Microsoft’s new AI-powered Copilot quickly summed up my meeting yesterday, which was with Microsoft to talk about Copilot, and then it told me what questions I had just asked. I’ve seen Microsoft show off the future of work with ideas about virtual assistants for years, but Copilot is the closest thing I’ve seen to those ideas coming true.
In an interview with The Verge, Jon Friedman, corporate vice president of design and research at Microsoft, said, “This is the new way of computing, the new way of working with technology, and the most adaptable technology we’ve seen.”
I was on a Teams call with Friedman when he turned on Copilot in the middle of our conversation so it could do its AI-powered magic. Microsoft has a flashy marketing video showing what Copilot can do, but when Friedman showed me how it worked in real-time across Office apps and Teams, I was sure it would change how we use software, make documents, and, ultimately, how we work.

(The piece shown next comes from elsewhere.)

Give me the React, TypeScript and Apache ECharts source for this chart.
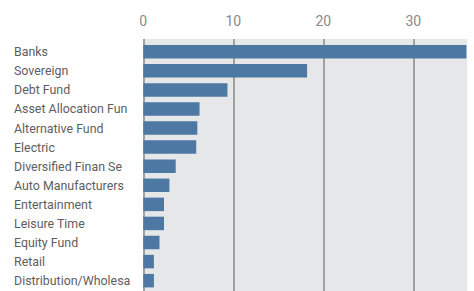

Copilot is a helpful AI chatbot found on the sidebar of Office apps. However, it is much more than that. You could be in the middle of a Word document, which will slowly pop up when you highlight a whole paragraph, similar to how Word’s user interface (UI) prompts show you when you’ve misspelled something. You can use it to rewrite paragraphs by giving you ten ideas for a new text that you can flip through and freely change, or you can have Copilot make whole documents.